-- Work instructions --
Output the data word for word, dropping every image.

----------

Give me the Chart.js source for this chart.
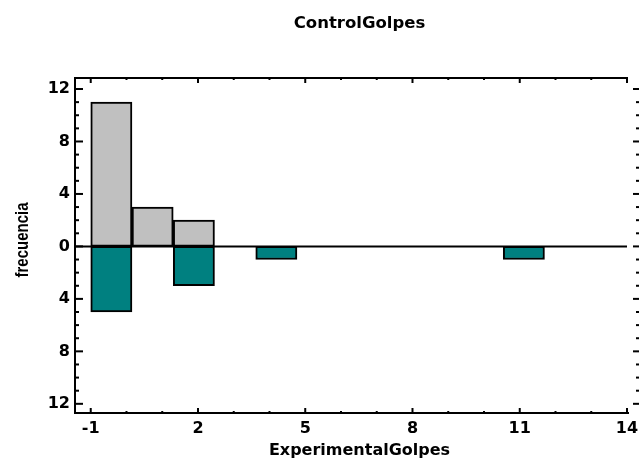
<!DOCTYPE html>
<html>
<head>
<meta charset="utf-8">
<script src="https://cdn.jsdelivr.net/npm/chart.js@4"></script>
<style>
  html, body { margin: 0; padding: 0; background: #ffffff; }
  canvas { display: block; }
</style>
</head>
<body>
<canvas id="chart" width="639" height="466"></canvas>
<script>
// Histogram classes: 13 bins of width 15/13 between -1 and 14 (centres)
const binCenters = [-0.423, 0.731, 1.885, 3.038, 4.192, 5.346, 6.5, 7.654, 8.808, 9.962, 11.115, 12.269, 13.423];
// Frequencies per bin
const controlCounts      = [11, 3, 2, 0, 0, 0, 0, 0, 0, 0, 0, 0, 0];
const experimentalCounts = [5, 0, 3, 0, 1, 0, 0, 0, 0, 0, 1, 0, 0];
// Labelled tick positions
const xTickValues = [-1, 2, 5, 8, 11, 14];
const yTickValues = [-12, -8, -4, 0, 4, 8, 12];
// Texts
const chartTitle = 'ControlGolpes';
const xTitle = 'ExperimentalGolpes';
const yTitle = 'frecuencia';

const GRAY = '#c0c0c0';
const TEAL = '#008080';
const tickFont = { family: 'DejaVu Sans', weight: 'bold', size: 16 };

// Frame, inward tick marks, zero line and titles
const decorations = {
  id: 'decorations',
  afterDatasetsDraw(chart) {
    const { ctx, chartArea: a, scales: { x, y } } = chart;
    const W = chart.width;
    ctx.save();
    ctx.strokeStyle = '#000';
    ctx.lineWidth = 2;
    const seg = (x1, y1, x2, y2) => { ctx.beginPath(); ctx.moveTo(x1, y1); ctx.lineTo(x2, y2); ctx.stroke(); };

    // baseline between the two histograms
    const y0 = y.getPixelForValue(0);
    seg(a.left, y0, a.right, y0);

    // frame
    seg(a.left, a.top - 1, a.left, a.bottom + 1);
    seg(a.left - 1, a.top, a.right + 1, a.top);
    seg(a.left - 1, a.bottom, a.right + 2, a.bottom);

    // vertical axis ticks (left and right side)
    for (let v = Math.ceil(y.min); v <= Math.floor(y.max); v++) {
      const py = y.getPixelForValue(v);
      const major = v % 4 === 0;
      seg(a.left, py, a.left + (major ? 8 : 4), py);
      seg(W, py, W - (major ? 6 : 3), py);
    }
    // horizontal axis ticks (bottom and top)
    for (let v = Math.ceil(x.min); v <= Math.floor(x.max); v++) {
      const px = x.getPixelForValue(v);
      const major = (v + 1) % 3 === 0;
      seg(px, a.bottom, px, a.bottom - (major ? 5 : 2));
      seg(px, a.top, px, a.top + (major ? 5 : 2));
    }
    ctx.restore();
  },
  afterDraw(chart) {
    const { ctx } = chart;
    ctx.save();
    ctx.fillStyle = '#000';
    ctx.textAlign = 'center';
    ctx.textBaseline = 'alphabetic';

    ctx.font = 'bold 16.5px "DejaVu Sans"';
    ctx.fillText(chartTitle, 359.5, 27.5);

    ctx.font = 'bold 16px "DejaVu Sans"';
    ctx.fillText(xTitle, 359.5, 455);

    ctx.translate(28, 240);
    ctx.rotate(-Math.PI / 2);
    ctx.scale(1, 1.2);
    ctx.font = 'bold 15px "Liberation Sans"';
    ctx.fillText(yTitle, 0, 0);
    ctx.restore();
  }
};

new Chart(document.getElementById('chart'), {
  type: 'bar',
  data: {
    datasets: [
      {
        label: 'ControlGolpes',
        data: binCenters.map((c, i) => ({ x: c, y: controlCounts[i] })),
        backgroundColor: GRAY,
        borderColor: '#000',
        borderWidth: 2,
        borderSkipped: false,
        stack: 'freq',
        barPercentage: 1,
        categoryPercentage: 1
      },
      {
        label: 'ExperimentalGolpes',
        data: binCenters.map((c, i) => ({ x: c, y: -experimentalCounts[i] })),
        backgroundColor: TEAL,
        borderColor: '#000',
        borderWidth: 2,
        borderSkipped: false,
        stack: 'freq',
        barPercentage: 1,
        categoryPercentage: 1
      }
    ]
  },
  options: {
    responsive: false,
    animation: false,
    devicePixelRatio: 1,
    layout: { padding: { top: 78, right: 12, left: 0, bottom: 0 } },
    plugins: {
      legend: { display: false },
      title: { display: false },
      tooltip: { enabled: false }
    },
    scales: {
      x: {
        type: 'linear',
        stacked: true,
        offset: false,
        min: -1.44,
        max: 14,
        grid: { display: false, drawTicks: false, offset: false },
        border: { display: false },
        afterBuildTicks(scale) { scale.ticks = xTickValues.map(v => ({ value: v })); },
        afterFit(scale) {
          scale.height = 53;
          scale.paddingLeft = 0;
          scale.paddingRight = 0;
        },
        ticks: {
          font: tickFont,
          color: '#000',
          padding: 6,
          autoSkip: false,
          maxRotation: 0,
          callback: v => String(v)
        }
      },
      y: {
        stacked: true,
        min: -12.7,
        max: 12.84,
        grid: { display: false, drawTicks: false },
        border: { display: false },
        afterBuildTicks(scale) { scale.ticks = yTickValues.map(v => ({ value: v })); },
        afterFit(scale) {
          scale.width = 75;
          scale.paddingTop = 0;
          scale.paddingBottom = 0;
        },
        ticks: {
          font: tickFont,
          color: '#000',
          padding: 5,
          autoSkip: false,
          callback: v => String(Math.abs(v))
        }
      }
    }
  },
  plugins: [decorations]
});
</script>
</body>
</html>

----------

-- Exercise solution --
Give me the Chart.js source for this chart.
<!DOCTYPE html>
<html>
<head>
<meta charset="utf-8">
<script src="https://cdn.jsdelivr.net/npm/chart.js@4"></script>
<style>
  html, body { margin: 0; padding: 0; background: #ffffff; }
  canvas { display: block; }
</style>
</head>
<body>
<canvas id="chart" width="639" height="466"></canvas>
<script>
// Histogram classes: 13 bins of width 15/13 between -1 and 14 (centres)
const binCenters = [-0.423, 0.731, 1.885, 3.038, 4.192, 5.346, 6.5, 7.654, 8.808, 9.962, 11.115, 12.269, 13.423];
// Frequencies per bin
const controlCounts      = [11, 3, 2, 0, 0, 0, 0, 0, 0, 0, 0, 0, 0];
const experimentalCounts = [5, 0, 3, 0, 1, 0, 0, 0, 0, 0, 1, 0, 0];
// Labelled tick positions
const xTickValues = [-1, 2, 5, 8, 11, 14];
const yTickValues = [-12, -8, -4, 0, 4, 8, 12];
// Texts
const chartTitle = 'ControlGolpes';
const xTitle = 'ExperimentalGolpes';
const yTitle = 'frecuencia';

const GRAY = '#c0c0c0';
const TEAL = '#008080';
const tickFont = { family: 'DejaVu Sans', weight: 'bold', size: 16 };

// Frame, inward tick marks, zero line and titles
const decorations = {
  id: 'decorations',
  afterDatasetsDraw(chart) {
    const { ctx, chartArea: a, scales: { x, y } } = chart;
    const W = chart.width;
    ctx.save();
    ctx.strokeStyle = '#000';
    ctx.lineWidth = 2;
    const seg = (x1, y1, x2, y2) => { ctx.beginPath(); ctx.moveTo(x1, y1); ctx.lineTo(x2, y2); ctx.stroke(); };

    // baseline between the two histograms
    const y0 = y.getPixelForValue(0);
    seg(a.left, y0, a.right, y0);

    // frame
    seg(a.left, a.top - 1, a.left, a.bottom + 1);
    seg(a.left - 1, a.top, a.right + 1, a.top);
    seg(a.left - 1, a.bottom, a.right + 2, a.bottom);

    // vertical axis ticks (left and right side)
    for (let v = Math.ceil(y.min); v <= Math.floor(y.max); v++) {
      const py = y.getPixelForValue(v);
      const major = v % 4 === 0;
      seg(a.left, py, a.left + (major ? 8 : 4), py);
      seg(W, py, W - (major ? 6 : 3), py);
    }
    // horizontal axis ticks (bottom and top)
    for (let v = Math.ceil(x.min); v <= Math.floor(x.max); v++) {
      const px = x.getPixelForValue(v);
      const major = (v + 1) % 3 === 0;
      seg(px, a.bottom, px, a.bottom - (major ? 5 : 2));
      seg(px, a.top, px, a.top + (major ? 5 : 2));
    }
    ctx.restore();
  },
  afterDraw(chart) {
    const { ctx } = chart;
    ctx.save();
    ctx.fillStyle = '#000';
    ctx.textAlign = 'center';
    ctx.textBaseline = 'alphabetic';

    ctx.font = 'bold 16.5px "DejaVu Sans"';
    ctx.fillText(chartTitle, 359.5, 27.5);

    ctx.font = 'bold 16px "DejaVu Sans"';
    ctx.fillText(xTitle, 359.5, 455);

    ctx.translate(28, 240);
    ctx.rotate(-Math.PI / 2);
    ctx.scale(1, 1.2);
    ctx.font = 'bold 15px "Liberation Sans"';
    ctx.fillText(yTitle, 0, 0);
    ctx.restore();
  }
};

new Chart(document.getElementById('chart'), {
  type: 'bar',
  data: {
    datasets: [
      {
        label: 'ControlGolpes',
        data: binCenters.map((c, i) => ({ x: c, y: controlCounts[i] })),
        backgroundColor: GRAY,
        borderColor: '#000',
        borderWidth: 2,
        borderSkipped: false,
        stack: 'freq',
        barPercentage: 1,
        categoryPercentage: 1
      },
      {
        label: 'ExperimentalGolpes',
        data: binCenters.map((c, i) => ({ x: c, y: -experimentalCounts[i] })),
        backgroundColor: TEAL,
        borderColor: '#000',
        borderWidth: 2,
        borderSkipped: false,
        stack: 'freq',
        barPercentage: 1,
        categoryPercentage: 1
      }
    ]
  },
  options: {
    responsive: false,
    animation: false,
    devicePixelRatio: 1,
    layout: { padding: { top: 78, right: 12, left: 0, bottom: 0 } },
    plugins: {
      legend: { display: false },
      title: { display: false },
      tooltip: { enabled: false }
    },
    scales: {
      x: {
        type: 'linear',
        stacked: true,
        offset: false,
        min: -1.44,
        max: 14,
        grid: { display: false, drawTicks: false, offset: false },
        border: { display: false },
        afterBuildTicks(scale) { scale.ticks = xTickValues.map(v => ({ value: v })); },
        afterFit(scale) {
          scale.height = 53;
          scale.paddingLeft = 0;
          scale.paddingRight = 0;
        },
        ticks: {
          font: tickFont,
          color: '#000',
          padding: 6,
          autoSkip: false,
          maxRotation: 0,
          callback: v => String(v)
        }
      },
      y: {
        stacked: true,
        min: -12.7,
        max: 12.84,
        grid: { display: false, drawTicks: false },
        border: { display: false },
        afterBuildTicks(scale) { scale.ticks = yTickValues.map(v => ({ value: v })); },
        afterFit(scale) {
          scale.width = 75;
          scale.paddingTop = 0;
          scale.paddingBottom = 0;
        },
        ticks: {
          font: tickFont,
          color: '#000',
          padding: 5,
          autoSkip: false,
          callback: v => String(Math.abs(v))
        }
      }
    }
  },
  plugins: [decorations]
});
</script>
</body>
</html>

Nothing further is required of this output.